REQUIREMENTS
Starting at the first line of the listing below, retype each line up to and including the one that contains "ax.set_axisbelow(True)". Leave pictures out.

+===+

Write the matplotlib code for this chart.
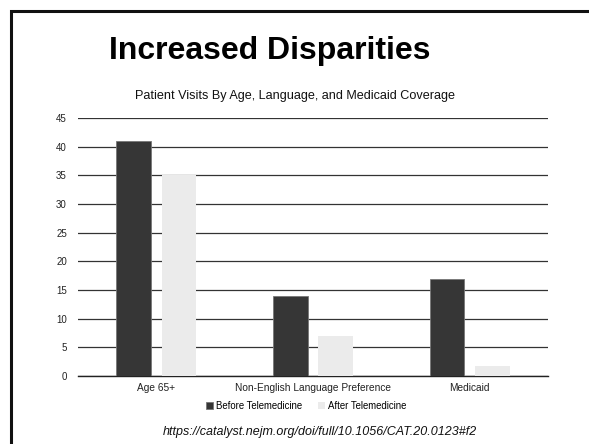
import matplotlib.pyplot as plt
import matplotlib.patches as mpatches
import numpy as np

plt.rcParams['font.family'] = ['Liberation Sans', 'DejaVu Sans']

categories = ["Age 65+", "Non-English Language Preference", "Medicaid"]
before_vals = [41, 14, 17]
after_vals = [35, 7, 1.8]
series_names = ["Before Telemedicine", "After Telemedicine"]
y_ticks = [0, 5, 10, 15, 20, 25, 30, 35, 40, 45]

W, H = 589, 444
fig = plt.figure(figsize=(W / 100, H / 100), dpi=100)
fig.patch.set_facecolor("white")

# slide border (clipped on right and bottom like the screenshot)
border = mpatches.Rectangle((11 / W, -0.2), 1.2, (H - 11.5) / H + 0.2,
                            transform=fig.transFigure, fill=False,
                            edgecolor="#111111", linewidth=2.2, clip_on=False)
fig.add_artist(border)

fig.text(270 / W, 1 - 58.5 / H, "Increased Disparities", ha="center", va="baseline",
         fontsize=23, fontweight="bold", color="black")

fig.text(295 / W, 1 - 96 / H, "Patient Visits By Age, Language, and Medicaid Coverage",
         ha="center", va="center", fontsize=9.1, color="#111111")

ax = fig.add_axes([78 / W, 1 - 376 / H, (548 - 78) / W, (376 - 118) / H])

x = np.arange(len(categories))
w = 0.22
off = 0.145
b1 = ax.bar(x - off, before_vals, w, color="#363636", edgecolor="#777777", linewidth=0.6,
            label=series_names[0], zorder=3)
b2 = ax.bar(x + off, after_vals, w, color="#ebebeb", label=series_names[1], zorder=3)

ax.set_xlim(-0.5, 2.5)
ax.set_ylim(0, 45)
ax.set_yticks(y_ticks)
ax.set_xticks(x)
ax.set_xticklabels(categories)
ax.tick_params(axis="both", length=0, colors="#222222")
ax.tick_params(axis="y", pad=8, labelsize=7)
ax.tick_params(axis="x", pad=5, labelsize=7.3)
ax.grid(axis="y", color="#333333", linewidth=0.9, zorder=0)
for s in ["top", "right", "left"]:
    ax.spines[s].set_visible(False)
ax.spines["bottom"].set_color("#222222")
ax.spines["bottom"].set_linewidth(1.0)
ax.set_axisbelow(True)

fig.legend(handles=[b1, b2], labels=series_names, loc="center",
           bbox_to_anchor=(306 / W, 1 - 406 / H), ncol=2, frameon=False,
           fontsize=6.9, handlelength=0.75, handleheight=0.75, handletextpad=0.3,
           columnspacing=1.6)

fig.text(320 / W, 1 - 435 / H, "https://catalyst.nejm.org/doi/full/10.1056/CAT.20.0123#f2",
         ha="center", va="baseline", fontsize=9, style="italic", color="#111111")

fig.savefig("out.png", dpi=100)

+===+

SOLUTION TO THE EXERCISE
Write the matplotlib code for this chart.
import matplotlib.pyplot as plt
import matplotlib.patches as mpatches
import numpy as np

plt.rcParams['font.family'] = ['Liberation Sans', 'DejaVu Sans']

categories = ["Age 65+", "Non-English Language Preference", "Medicaid"]
before_vals = [41, 14, 17]
after_vals = [35, 7, 1.8]
series_names = ["Before Telemedicine", "After Telemedicine"]
y_ticks = [0, 5, 10, 15, 20, 25, 30, 35, 40, 45]

W, H = 589, 444
fig = plt.figure(figsize=(W / 100, H / 100), dpi=100)
fig.patch.set_facecolor("white")

# slide border (clipped on right and bottom like the screenshot)
border = mpatches.Rectangle((11 / W, -0.2), 1.2, (H - 11.5) / H + 0.2,
                            transform=fig.transFigure, fill=False,
                            edgecolor="#111111", linewidth=2.2, clip_on=False)
fig.add_artist(border)

fig.text(270 / W, 1 - 58.5 / H, "Increased Disparities", ha="center", va="baseline",
         fontsize=23, fontweight="bold", color="black")

fig.text(295 / W, 1 - 96 / H, "Patient Visits By Age, Language, and Medicaid Coverage",
         ha="center", va="center", fontsize=9.1, color="#111111")

ax = fig.add_axes([78 / W, 1 - 376 / H, (548 - 78) / W, (376 - 118) / H])

x = np.arange(len(categories))
w = 0.22
off = 0.145
b1 = ax.bar(x - off, before_vals, w, color="#363636", edgecolor="#777777", linewidth=0.6,
            label=series_names[0], zorder=3)
b2 = ax.bar(x + off, after_vals, w, color="#ebebeb", label=series_names[1], zorder=3)

ax.set_xlim(-0.5, 2.5)
ax.set_ylim(0, 45)
ax.set_yticks(y_ticks)
ax.set_xticks(x)
ax.set_xticklabels(categories)
ax.tick_params(axis="both", length=0, colors="#222222")
ax.tick_params(axis="y", pad=8, labelsize=7)
ax.tick_params(axis="x", pad=5, labelsize=7.3)
ax.grid(axis="y", color="#333333", linewidth=0.9, zorder=0)
for s in ["top", "right", "left"]:
    ax.spines[s].set_visible(False)
ax.spines["bottom"].set_color("#222222")
ax.spines["bottom"].set_linewidth(1.0)
ax.set_axisbelow(True)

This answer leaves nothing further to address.